(begin)
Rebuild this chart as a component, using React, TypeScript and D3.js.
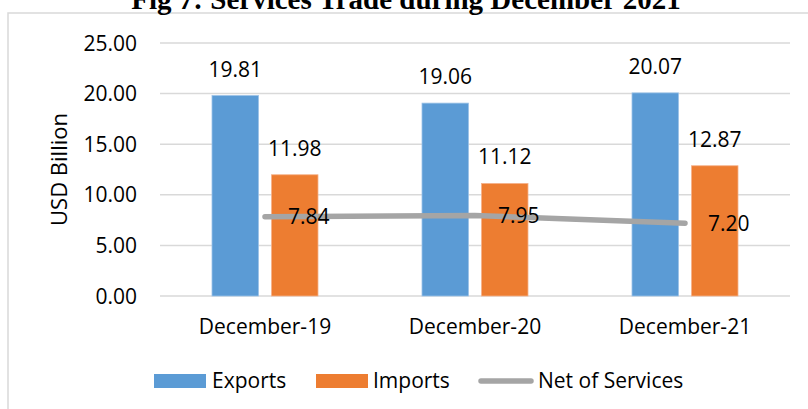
import React from "react";
import * as d3 from "d3";

const categories = ["December-19", "December-20", "December-21"];
const exportsVals = [19.81, 19.06, 20.07];
const importsVals = [11.98, 11.12, 12.87];
const netVals = [7.84, 7.95, 7.2];
const yTicks = [0, 5, 10, 15, 20, 25];
const seriesNames = ["Exports", "Imports", "Net of Services"];
const title = "Fig 7: Services Trade during December 2021";
const yTitle = "USD Billion";

const W = 808;
const H = 409;
const FONT = "'Open Sans', 'Noto Sans', sans-serif";
const FS = 21;
const BLUE = "#5B9BD5";
const ORANGE = "#ED7D31";
const GREY = "#A5A5A5";

export default function App() {
  const x = d3.scaleBand<string>().domain(categories).range([160, 790]);
  const y = d3.scaleLinear().domain([0, 25]).range([296, 43]);
  const barW = 46.5;
  const gap = 13;
  const fmt = d3.format(".2f");
  const line = d3
    .line<number>()
    .x((_, i) => (x(categories[i]) as number) + x.bandwidth() / 2)
    .y((d) => y(d));

  return (
    <svg
      width={W}
      height={H}
      style={{ position: "absolute", left: 0, top: 0, background: "#fff" }}
      fontFamily={FONT}
    >
      <rect x={8} y={13} width={W} height={H} fill="#fff" stroke="#d9d9d9" strokeWidth={1.5} />
      <text
        x={406}
        y={9}
        textAnchor="middle"
        fontFamily="'Liberation Serif', 'Times New Roman', serif"
        fontWeight="bold"
        fontSize={29}
        fill="#000"
      >
        {title}
      </text>
      {yTicks.map((t) => (
        <g key={t}>
          <line x1={160} x2={790} y1={y(t)} y2={y(t)} stroke="#d9d9d9" strokeWidth={1.5} />
          <text x={137} y={y(t)} dy={7.5} textAnchor="end" fontSize={FS} fill="#000">
            {fmt(t)}
          </text>
        </g>
      ))}
      <text
        transform={`translate(67,${(y(0) + y(25)) / 2}) rotate(-90)`}
        textAnchor="middle"
        fontSize={22}
        fill="#000"
      >
        {yTitle}
      </text>
      {categories.map((c, i) => {
        const cx = (x(c) as number) + x.bandwidth() / 2;
        const bx1 = cx - gap / 2 - barW;
        const bx2 = cx + gap / 2;
        return (
          <g key={c}>
            <rect
              x={bx1}
              y={y(exportsVals[i])}
              width={barW}
              height={y(0) - y(exportsVals[i])}
              fill={BLUE}
              stroke="#9cc2e8"
              strokeWidth={0.8}
            />
            <rect
              x={bx2}
              y={y(importsVals[i])}
              width={barW}
              height={y(0) - y(importsVals[i])}
              fill={ORANGE}
              stroke="#f5b18a"
              strokeWidth={0.8}
            />
            <text x={bx1 + barW / 2} y={y(exportsVals[i]) - 19} textAnchor="middle" fontSize={FS} fill="#000">
              {fmt(exportsVals[i])}
            </text>
            <text x={bx2 + barW / 2} y={y(importsVals[i]) - 19} textAnchor="middle" fontSize={FS} fill="#000">
              {fmt(importsVals[i])}
            </text>
            <text x={cx} y={334} textAnchor="middle" fontSize={FS} fill="#000">
              {c}
            </text>
          </g>
        );
      })}
      <path d={line(netVals) || ""} fill="none" stroke={GREY} strokeWidth={5.5} strokeLinecap="round" />
      {categories.map((c, i) => {
        const cx = (x(c) as number) + x.bandwidth() / 2;
        return (
          <text key={c} x={cx + 23} y={y(netVals[i])} dy={7.5} fontSize={FS} fill="#000">
            {fmt(netVals[i])}
          </text>
        );
      })}
      <g>
        <rect x={154} y={374} width={52} height={14} fill={BLUE} />
        <text x={212} y={388} fontSize={FS} fill="#000">{seriesNames[0]}</text>
        <rect x={316} y={374} width={52} height={14} fill={ORANGE} />
        <text x={373} y={388} fontSize={FS} fill="#000">{seriesNames[1]}</text>
        <line x1={481} x2={531} y1={381} y2={381} stroke={GREY} strokeWidth={5.5} strokeLinecap="round" />
        <text x={538} y={388} fontSize={FS} fill="#000">{seriesNames[2]}</text>
      </g>
    </svg>
  );
}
(end)
JOB: Copy the material shown above in full and exactly. Skip the pictures.

EXPECTED ANSWER:
Rebuild this chart as a component, using React, TypeScript and D3.js.
import React from "react";
import * as d3 from "d3";

const categories = ["December-19", "December-20", "December-21"];
const exportsVals = [19.81, 19.06, 20.07];
const importsVals = [11.98, 11.12, 12.87];
const netVals = [7.84, 7.95, 7.2];
const yTicks = [0, 5, 10, 15, 20, 25];
const seriesNames = ["Exports", "Imports", "Net of Services"];
const title = "Fig 7: Services Trade during December 2021";
const yTitle = "USD Billion";

const W = 808;
const H = 409;
const FONT = "'Open Sans', 'Noto Sans', sans-serif";
const FS = 21;
const BLUE = "#5B9BD5";
const ORANGE = "#ED7D31";
const GREY = "#A5A5A5";

export default function App() {
  const x = d3.scaleBand<string>().domain(categories).range([160, 790]);
  const y = d3.scaleLinear().domain([0, 25]).range([296, 43]);
  const barW = 46.5;
  const gap = 13;
  const fmt = d3.format(".2f");
  const line = d3
    .line<number>()
    .x((_, i) => (x(categories[i]) as number) + x.bandwidth() / 2)
    .y((d) => y(d));

  return (
    <svg
      width={W}
      height={H}
      style={{ position: "absolute", left: 0, top: 0, background: "#fff" }}
      fontFamily={FONT}
    >
      <rect x={8} y={13} width={W} height={H} fill="#fff" stroke="#d9d9d9" strokeWidth={1.5} />
      <text
        x={406}
        y={9}
        textAnchor="middle"
        fontFamily="'Liberation Serif', 'Times New Roman', serif"
        fontWeight="bold"
        fontSize={29}
        fill="#000"
      >
        {title}
      </text>
      {yTicks.map((t) => (
        <g key={t}>
          <line x1={160} x2={790} y1={y(t)} y2={y(t)} stroke="#d9d9d9" strokeWidth={1.5} />
          <text x={137} y={y(t)} dy={7.5} textAnchor="end" fontSize={FS} fill="#000">
            {fmt(t)}
          </text>
        </g>
      ))}
      <text
        transform={`translate(67,${(y(0) + y(25)) / 2}) rotate(-90)`}
        textAnchor="middle"
        fontSize={22}
        fill="#000"
      >
        {yTitle}
      </text>
      {categories.map((c, i) => {
        const cx = (x(c) as number) + x.bandwidth() / 2;
        const bx1 = cx - gap / 2 - barW;
        const bx2 = cx + gap / 2;
        return (
          <g key={c}>
            <rect
              x={bx1}
              y={y(exportsVals[i])}
              width={barW}
              height={y(0) - y(exportsVals[i])}
              fill={BLUE}
              stroke="#9cc2e8"
              strokeWidth={0.8}
            />
            <rect
              x={bx2}
              y={y(importsVals[i])}
              width={barW}
              height={y(0) - y(importsVals[i])}
              fill={ORANGE}
              stroke="#f5b18a"
              strokeWidth={0.8}
            />
            <text x={bx1 + barW / 2} y={y(exportsVals[i]) - 19} textAnchor="middle" fontSize={FS} fill="#000">
              {fmt(exportsVals[i])}
            </text>
            <text x={bx2 + barW / 2} y={y(importsVals[i]) - 19} textAnchor="middle" fontSize={FS} fill="#000">
              {fmt(importsVals[i])}
            </text>
            <text x={cx} y={334} textAnchor="middle" fontSize={FS} fill="#000">
              {c}
            </text>
          </g>
        );
      })}
      <path d={line(netVals) || ""} fill="none" stroke={GREY} strokeWidth={5.5} strokeLinecap="round" />
      {categories.map((c, i) => {
        const cx = (x(c) as number) + x.bandwidth() / 2;
        return (
          <text key={c} x={cx + 23} y={y(netVals[i])} dy={7.5} fontSize={FS} fill="#000">
            {fmt(netVals[i])}
          </text>
        );
      })}
      <g>
        <rect x={154} y={374} width={52} height={14} fill={BLUE} />
        <text x={212} y={388} fontSize={FS} fill="#000">{seriesNames[0]}</text>
        <rect x={316} y={374} width={52} height={14} fill={ORANGE} />
        <text x={373} y={388} fontSize={FS} fill="#000">{seriesNames[1]}</text>
        <line x1={481} x2={531} y1={381} y2={381} stroke={GREY} strokeWidth={5.5} strokeLinecap="round" />
        <text x={538} y={388} fontSize={FS} fill="#000">{seriesNames[2]}</text>
      </g>
    </svg>
  );
}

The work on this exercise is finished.